Take the material below and extract the lines from the one with "Clone this chart in Chart.js." through the one with "const yTitle = 'Assorbimento';", word for word, without pictures.

━━━━━ GIVEN RECORDS ━━━━━

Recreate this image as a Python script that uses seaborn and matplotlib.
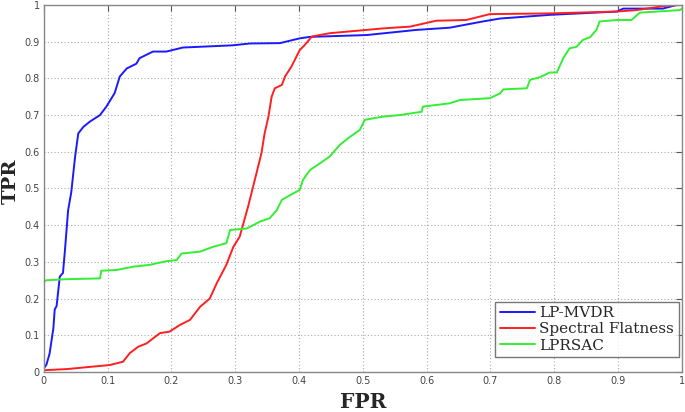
import matplotlib
matplotlib.use("Agg")
import matplotlib.pyplot as plt
import seaborn as sns
import pandas as pd
from matplotlib.lines import Line2D

# ---- data ----
mvdr_fpr = [0.0, 0.004, 0.009, 0.015, 0.017, 0.020, 0.025, 0.030, 0.033, 0.038, 0.043, 0.049,
            0.054, 0.062, 0.072, 0.088, 0.098, 0.111, 0.119, 0.130, 0.145, 0.150, 0.171, 0.192,
            0.218, 0.296, 0.323, 0.370, 0.401, 0.417, 0.506, 0.584, 0.636, 0.688, 0.715, 0.793,
            0.898, 0.908, 0.970, 0.992, 1.0]
mvdr_tpr = [0.01, 0.02, 0.05, 0.12, 0.17, 0.18, 0.26, 0.27, 0.33, 0.44, 0.49, 0.587,
            0.65, 0.668, 0.682, 0.70, 0.723, 0.76, 0.805, 0.827, 0.84, 0.855, 0.873, 0.873,
            0.884, 0.89, 0.895, 0.896, 0.909, 0.913, 0.918, 0.932, 0.938, 0.955, 0.963, 0.973,
            0.982, 0.99, 0.99, 1.0, 1.0]

sf_fpr = [0.0, 0.036, 0.072, 0.103, 0.124, 0.135, 0.148, 0.161, 0.182, 0.197, 0.213, 0.229,
          0.245, 0.260, 0.271, 0.286, 0.297, 0.307, 0.320, 0.333, 0.341, 0.346, 0.352, 0.357,
          0.362, 0.373, 0.378, 0.388, 0.401, 0.409, 0.420, 0.448, 0.531, 0.574, 0.615, 0.662,
          0.699, 0.793, 0.898, 0.929, 0.976, 1.0]
sf_tpr = [0.005, 0.008, 0.014, 0.019, 0.028, 0.052, 0.069, 0.078, 0.106, 0.11, 0.128, 0.142,
          0.178, 0.20, 0.242, 0.292, 0.341, 0.369, 0.45, 0.54, 0.596, 0.65, 0.696, 0.75,
          0.773, 0.782, 0.805, 0.832, 0.877, 0.891, 0.914, 0.923, 0.936, 0.941, 0.957, 0.959,
          0.975, 0.977, 0.982, 0.986, 0.998, 1.0]

lprsac_fpr = [0.0, 0.004, 0.036, 0.088, 0.090, 0.114, 0.140, 0.166, 0.192, 0.208, 0.216, 0.245,
              0.265, 0.286, 0.292, 0.318, 0.339, 0.354, 0.365, 0.373, 0.386, 0.401, 0.406, 0.417,
              0.433, 0.448, 0.464, 0.480, 0.495, 0.503, 0.532, 0.558, 0.592, 0.594, 0.636, 0.652,
              0.699, 0.715, 0.720, 0.757, 0.762, 0.777, 0.793, 0.804, 0.814, 0.824, 0.835, 0.845,
              0.856, 0.866, 0.871, 0.898, 0.921, 0.934, 0.997, 1.0]
lprsac_tpr = [0.246, 0.25, 0.253, 0.255, 0.276, 0.278, 0.287, 0.292, 0.302, 0.305, 0.323, 0.328,
              0.341, 0.351, 0.387, 0.391, 0.41, 0.419, 0.441, 0.469, 0.482, 0.496, 0.523, 0.55,
              0.569, 0.587, 0.619, 0.641, 0.659, 0.687, 0.696, 0.70, 0.709, 0.723, 0.732, 0.741,
              0.746, 0.759, 0.77, 0.773, 0.796, 0.803, 0.816, 0.816, 0.855, 0.882, 0.886, 0.905,
              0.912, 0.932, 0.955, 0.959, 0.959, 0.979, 0.986, 0.99]

series_names = ["LP-MVDR", "Spectral Flatness", "LPRSAC"]
series_colors = ["#1a1aff", "#ff1f1f", "#33ee33"]
tick_values = [0, 0.1, 0.2, 0.3, 0.4, 0.5, 0.6, 0.7, 0.8, 0.9, 1]
tick_labels = ["0", "0.1", "0.2", "0.3", "0.4", "0.5", "0.6", "0.7", "0.8", "0.9", "1"]

frames = []
for name, xs, ys in zip(series_names, [mvdr_fpr, sf_fpr, lprsac_fpr],
                        [mvdr_tpr, sf_tpr, lprsac_tpr]):
    frames.append(pd.DataFrame({"FPR": xs, "TPR": ys, "method": name}))
df = pd.concat(frames, ignore_index=True)

sns.set_theme(style="white")
plt.rcParams["font.family"] = ["DejaVu Sans"]

fig = plt.figure(figsize=(6.85, 4.12), dpi=100)
ax = fig.add_axes([0.064, 0.097, 0.9315, 0.891])

sns.lineplot(data=df, x="FPR", y="TPR", hue="method", hue_order=series_names,
             palette=series_colors, sort=False, estimator=None, units="method",
             linewidth=1.4, ax=ax, legend=False)

ax.set_xlim(0, 1)
ax.set_ylim(0, 1)
ax.set_xticks(tick_values)
ax.set_xticklabels(tick_labels)
ax.set_yticks(tick_values)
ax.set_yticklabels(tick_labels)
ax.tick_params(axis="both", direction="in", length=4, width=0.8, colors="#555555",
               labelsize=7, labelcolor="#444444", top=True, right=True, pad=3)
ax.grid(True, linestyle=(0, (1, 2)), color="#aaaaaa", linewidth=0.8)
for s in ax.spines.values():
    s.set_color("#888888")
    s.set_linewidth(1.0)

ax.set_xlabel("FPR", fontsize=14.5, fontweight="bold", family="DejaVu Serif", labelpad=4)
ax.set_ylabel("TPR", fontsize=14, fontweight="bold", family="DejaVu Serif")
ax.yaxis.set_label_coords(-0.037, 0.52)

handles = [Line2D([0], [0], color=c, lw=1.4) for c in series_colors]
leg = ax.legend(handles, series_names, loc="lower right", bbox_to_anchor=(0.995, 0.04),
                prop={"family": "DejaVu Serif", "size": 11}, frameon=True, fancybox=False,
                handlelength=2.3, handletextpad=0.3, borderpad=0.3, labelspacing=0.15,
                borderaxespad=0.0)
leg.get_frame().set_edgecolor("#555555")
leg.get_frame().set_linewidth(1.0)

fig.savefig("out.png", dpi=100)
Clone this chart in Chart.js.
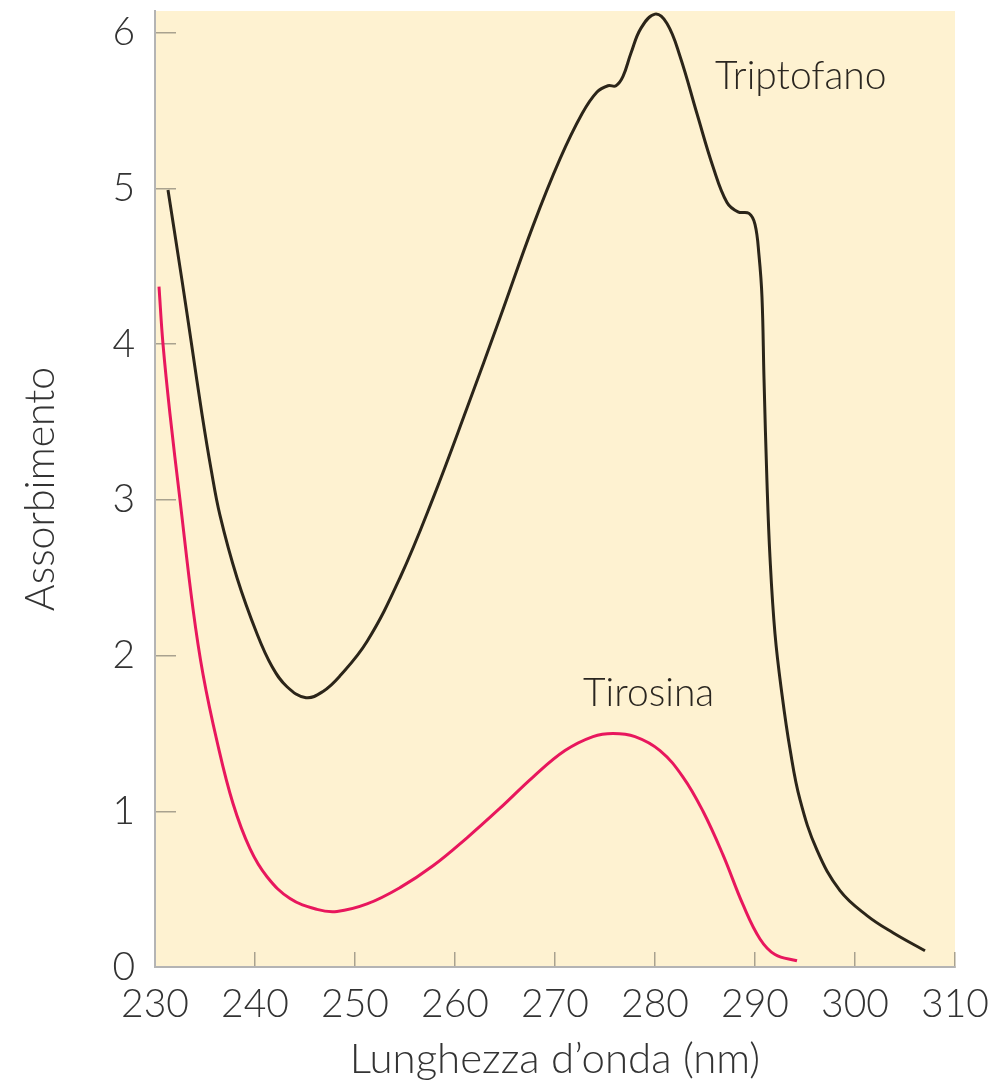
<!DOCTYPE html>
<html>
<head>
<meta charset="utf-8">
<script src="https://cdn.jsdelivr.net/npm/chart.js@4.4.1/dist/chart.umd.min.js"></script>
<style>
  html, body { margin: 0; padding: 0; background: #ffffff; }
  #wrap { width: 998px; height: 1083px; position: relative; }
</style>
</head>
<body>
<div id="wrap"><canvas id="c" width="998" height="1083"></canvas></div>
<script>
// ---- data ----
const tryptophanWavelength = [231.3, 232.7, 233.7, 234.7, 235.6, 236.5, 238.2, 240.2, 241.7, 243.2, 245.1, 246.8, 248.5, 251.2, 254.5, 257.8, 261.2, 264.5, 267.8, 270.5, 272.7, 274.2, 275.3, 276.1, 276.8, 277.6, 278.6, 280.0, 281.2, 282.5, 284.2, 285.8, 287.2, 288.3, 289.4, 290.0, 290.4, 290.7, 290.9, 291.2, 291.5, 292.0, 292.7, 293.5, 294.5, 296.2, 298.5, 301.2, 303.8, 307.0];
const tryptophanAbs = [4.99, 4.41, 3.98, 3.55, 3.20, 2.90, 2.50, 2.14, 1.93, 1.80, 1.73, 1.77, 1.87, 2.09, 2.50, 3.01, 3.59, 4.17, 4.76, 5.19, 5.48, 5.62, 5.66, 5.66, 5.72, 5.87, 6.03, 6.12, 6.06, 5.85, 5.48, 5.14, 4.91, 4.85, 4.84, 4.77, 4.57, 4.30, 3.78, 3.11, 2.63, 2.14, 1.75, 1.40, 1.075, 0.75, 0.49, 0.33, 0.22, 0.104];

const tyrosineWavelength = [230.4, 230.8, 231.5, 232.5, 233.8, 234.8, 236.2, 237.8, 239.5, 241.2, 243.5, 246.2, 248.2, 251.2, 254.5, 257.8, 261.2, 264.5, 267.8, 271.0, 273.8, 275.8, 278.0, 280.5, 282.8, 284.8, 286.8, 288.8, 290.5, 292.0, 294.2];
const tyrosineAbs = [4.37, 4.00, 3.55, 3.00, 2.30, 1.88, 1.45, 1.05, 0.76, 0.58, 0.44, 0.37, 0.357, 0.405, 0.51, 0.65, 0.83, 1.02, 1.22, 1.39, 1.48, 1.50, 1.48, 1.39, 1.22, 1.00, 0.72, 0.40, 0.18, 0.08, 0.04];

const xTickValues = [230, 240, 250, 260, 270, 280, 290, 300, 310];
const yTickValues = [0, 1, 2, 3, 4, 5, 6];
const seriesLabels = ['Triptofano', 'Tirosina'];
const labelAnchors = [[286.0, 5.72], [272.8, 1.76]]; // data coords of the curve labels
const xTitle = 'Lunghezza d\u2019onda (nm)';
const yTitle = 'Assorbimento';

function pts(xs, ys) { return xs.map((x, i) => ({ x: x, y: ys[i] })); }

const FONT = 'Lato, "Open Sans", sans-serif';
const TEXT = '#333333';

const bgPlugin = {
  id: 'plotBg',
  beforeDraw(chart) {
    const a = chart.chartArea, ctx = chart.ctx;
    ctx.save();
    ctx.fillStyle = '#fef2d1';
    ctx.fillRect(a.left, a.top, a.right - a.left, a.bottom - a.top);
    ctx.restore();
  }
};

const labelPlugin = {
  id: 'curveLabels',
  afterDatasetsDraw(chart) {
    const ctx = chart.ctx, xs = chart.scales.x, ys = chart.scales.y;
    ctx.save();
    ctx.font = '300 39px ' + FONT;
    ctx.fillStyle = '#2a2620';
    ctx.textAlign = 'left';
    ctx.textBaseline = 'middle';
    seriesLabels.forEach((t, i) => {
      ctx.fillText(t, xs.getPixelForValue(labelAnchors[i][0]), ys.getPixelForValue(labelAnchors[i][1]));
    });
    ctx.restore();
  }
};

function zeroPad(s) { s.paddingTop = 0; s.paddingBottom = 0; s.paddingLeft = 0; s.paddingRight = 0; }

new Chart(document.getElementById('c'), {
  type: 'line',
  data: {
    datasets: [
      { label: seriesLabels[0], data: pts(tryptophanWavelength, tryptophanAbs), borderColor: '#2b2519', borderWidth: 3, pointRadius: 0, fill: false, tension: 0.4 },
      { label: seriesLabels[1], data: pts(tyrosineWavelength, tyrosineAbs), borderColor: '#e8175d', borderWidth: 3, pointRadius: 0, fill: false, tension: 0.4 }
    ]
  },
  options: {
    responsive: false,
    animation: false,
    devicePixelRatio: 1,
    layout: { padding: { left: 0, right: 43, top: 11, bottom: 0 } },
    plugins: { legend: { display: false }, tooltip: { enabled: false } },
    scales: {
      x: {
        type: 'linear', min: 230, max: 310,
        afterBuildTicks(s) { s.ticks = xTickValues.map(v => ({ value: v })); },
        afterFit(s) { s.height = 116; zeroPad(s); },
        ticks: { font: { family: FONT, size: 39, weight: 300 }, color: TEXT, padding: 29, maxRotation: 0, autoSkip: false },
        grid: { drawOnChartArea: false, tickLength: -15, color: '#a9a28f', lineWidth: 1.5 },
        border: { color: '#b4b4b4', width: 2 },
        title: { display: true, text: xTitle, font: { family: FONT, size: 42, weight: 300 }, color: TEXT, padding: { top: 0, bottom: -2 } }
      },
      y: {
        type: 'linear', min: 0, max: 6.14,
        afterBuildTicks(s) { s.ticks = yTickValues.map(v => ({ value: v })); },
        afterFit(s) { s.width = 155; zeroPad(s); },
        ticks: { font: { family: FONT, size: 39, weight: 300 }, color: TEXT, padding: 41, autoSkip: false },
        grid: { drawOnChartArea: false, tickLength: -21, color: '#a9a28f', lineWidth: 1.5 },
        border: { color: '#b4b4b4', width: 2 },
        title: { display: true, text: yTitle, font: { family: FONT, size: 41, weight: 300 }, color: TEXT, padding: { top: 16, bottom: 0 } }
      }
    }
  },
  plugins: [bgPlugin, labelPlugin]
});
</script>
</body>
</html>
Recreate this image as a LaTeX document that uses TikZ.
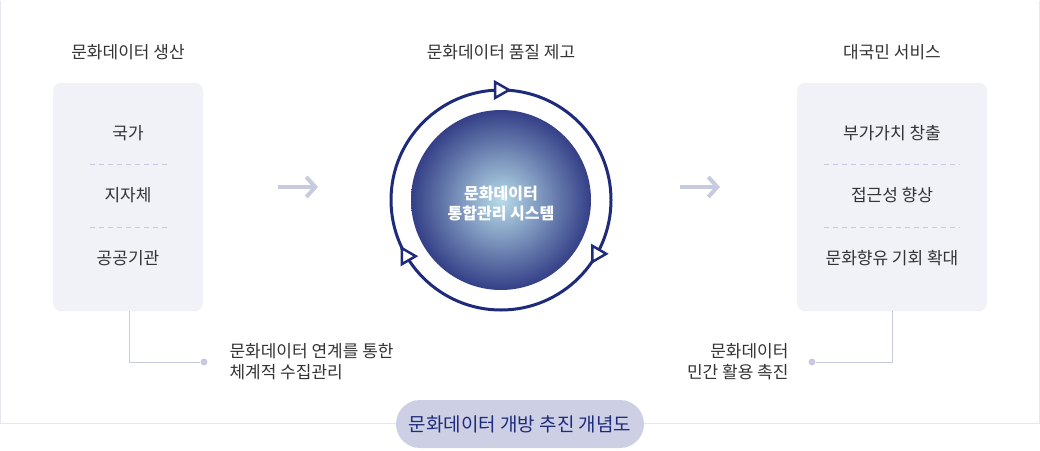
\documentclass[tikz,border=0pt]{standalone}
\usepackage{fontspec}
\setmainfont{Noto Sans CJK KR}
\usetikzlibrary{positioning,arrows.meta,calc}
\definecolor{navy}{HTML}{1E2A7A}
\definecolor{boxbg}{HTML}{F1F2F7}
\definecolor{soft}{HTML}{C8CBE0}
\definecolor{pill}{HTML}{CDD0E5}
\definecolor{txt}{HTML}{333333}
\begin{document}
\begin{tikzpicture}[x=1pt,y=-1pt,
    title/.style={font=\fontsize{17}{20}\selectfont,text=txt},
    item/.style={font=\fontsize{17}{20}\selectfont,text=txt},
    panel/.style={fill=boxbg,rounded corners=8pt,draw=none},
    sep/.style={draw=soft,dash pattern=on 5pt off 4pt},
    link/.style={draw=soft,line width=0.8pt},
    tip/.style={fill=soft,circle,inner sep=0pt,minimum size=7pt},
    note/.style={font=\fontsize{17}{21}\selectfont,text=txt,align=left},
    flow/.style={draw=soft,line width=4pt,-{Straight Barb[length=9pt,width=20pt,line width=4pt]}}]
  \useasboundingbox (0,0) rectangle (1040,450);
  \draw[draw=boxbg!70!soft] (0.5,0.5) -- (0.5,423) -- (1039.5,423) -- (1039.5,0.5);

  % columns
  \node[title] (ttlleft) at (128,52) {문화데이터 생산};
  \node[title] (ttlmid) at (501,52) {문화데이터 품질 제고};
  \node[title] (ttlright) at (892,52) {대국민 서비스};

  \fill[panel] (53,83) rectangle (203,311);
  \fill[panel] (797,83) rectangle (987,311);
  \node[item] (nat) at (128,133) {국가};
  \node[item] (loc) at (128,195) {지자체};
  \node[item] (pub) at (128,258) {공공기관};
  \draw[sep] (90,164) -- (168,164);
  \draw[sep] (90,227) -- (168,227);
  \node[item] (add) at (892,133) {부가가치 창출};
  \node[item] (acc) at (892,195) {접근성 향상};
  \node[item] (enj) at (892,258) {문화향유 기회 확대};
  \draw[sep] (824,164) -- (960,164);
  \draw[sep] (824,227) -- (960,227);

  % arrows
  \coordinate (fa1) at (278,187);
  \coordinate (fa2) at (318,187);
  \coordinate (fb1) at (680,187);
  \coordinate (fb2) at (720,187);
  \draw[flow] (fa1) -- (fa2);
  \draw[flow] (fb1) -- (fb2);

  % centre
  \coordinate (core) at (501,200);
  \shade[inner color=navy!55!cyan!30!white,outer color=navy!90] (core) circle (90);
  \node[font=\fontsize{16}{20}\selectfont\bfseries,text=white,align=center] (sys) at (501,204) {문화데이터\\통합관리 시스템};
  \draw[navy,line width=3pt] (core) circle (110);
  \foreach \a in {0,120,240}{
    \draw[navy,line width=2.5pt,fill=white,rotate around={\a:(core)}]
      ($(core)+(0,-110)$) ++(-6,-8) -- ++(14,8) -- ++(-14,8) -- cycle;
  }

  % notes
  \node[tip] (dotl) at (204,362) {};
  \node[tip] (dotr) at (812,362) {};
  \coordinate (cl) at (129,362);
  \coordinate (cr) at (892,362);
  \draw[link] (129,311) -- (cl) -- (dotl);
  \draw[link] (892,311) -- (cr) -- (dotr);
  \node[note,anchor=west] (notel) at (226,362) {문화데이터 연계를 통한\\체계적 수집관리};
  \node[note,anchor=east,align=right] (noter) at (792,362) {문화데이터\\민간 활용 촉진};

  \node[fill=pill,rounded corners=24pt,minimum width=248pt,minimum height=48pt,
    font=\fontsize{19}{22}\selectfont,text=navy] (caption) at (520,424) {문화데이터 개방 추진 개념도};
\end{tikzpicture}
\end{document}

━━━━━

TASK OUTPUT:
Clone this chart in Chart.js.
<!DOCTYPE html>
<html>
<head>
<meta charset="utf-8">
<script src="https://cdn.jsdelivr.net/npm/chart.js@4.4.1/dist/chart.umd.min.js"></script>
<style>
  html, body { margin: 0; padding: 0; background: #ffffff; }
  #wrap { width: 998px; height: 1083px; position: relative; }
</style>
</head>
<body>
<div id="wrap"><canvas id="c" width="998" height="1083"></canvas></div>
<script>
// ---- data ----
const tryptophanWavelength = [231.3, 232.7, 233.7, 234.7, 235.6, 236.5, 238.2, 240.2, 241.7, 243.2, 245.1, 246.8, 248.5, 251.2, 254.5, 257.8, 261.2, 264.5, 267.8, 270.5, 272.7, 274.2, 275.3, 276.1, 276.8, 277.6, 278.6, 280.0, 281.2, 282.5, 284.2, 285.8, 287.2, 288.3, 289.4, 290.0, 290.4, 290.7, 290.9, 291.2, 291.5, 292.0, 292.7, 293.5, 294.5, 296.2, 298.5, 301.2, 303.8, 307.0];
const tryptophanAbs = [4.99, 4.41, 3.98, 3.55, 3.20, 2.90, 2.50, 2.14, 1.93, 1.80, 1.73, 1.77, 1.87, 2.09, 2.50, 3.01, 3.59, 4.17, 4.76, 5.19, 5.48, 5.62, 5.66, 5.66, 5.72, 5.87, 6.03, 6.12, 6.06, 5.85, 5.48, 5.14, 4.91, 4.85, 4.84, 4.77, 4.57, 4.30, 3.78, 3.11, 2.63, 2.14, 1.75, 1.40, 1.075, 0.75, 0.49, 0.33, 0.22, 0.104];

const tyrosineWavelength = [230.4, 230.8, 231.5, 232.5, 233.8, 234.8, 236.2, 237.8, 239.5, 241.2, 243.5, 246.2, 248.2, 251.2, 254.5, 257.8, 261.2, 264.5, 267.8, 271.0, 273.8, 275.8, 278.0, 280.5, 282.8, 284.8, 286.8, 288.8, 290.5, 292.0, 294.2];
const tyrosineAbs = [4.37, 4.00, 3.55, 3.00, 2.30, 1.88, 1.45, 1.05, 0.76, 0.58, 0.44, 0.37, 0.357, 0.405, 0.51, 0.65, 0.83, 1.02, 1.22, 1.39, 1.48, 1.50, 1.48, 1.39, 1.22, 1.00, 0.72, 0.40, 0.18, 0.08, 0.04];

const xTickValues = [230, 240, 250, 260, 270, 280, 290, 300, 310];
const yTickValues = [0, 1, 2, 3, 4, 5, 6];
const seriesLabels = ['Triptofano', 'Tirosina'];
const labelAnchors = [[286.0, 5.72], [272.8, 1.76]]; // data coords of the curve labels
const xTitle = 'Lunghezza d\u2019onda (nm)';
const yTitle = 'Assorbimento';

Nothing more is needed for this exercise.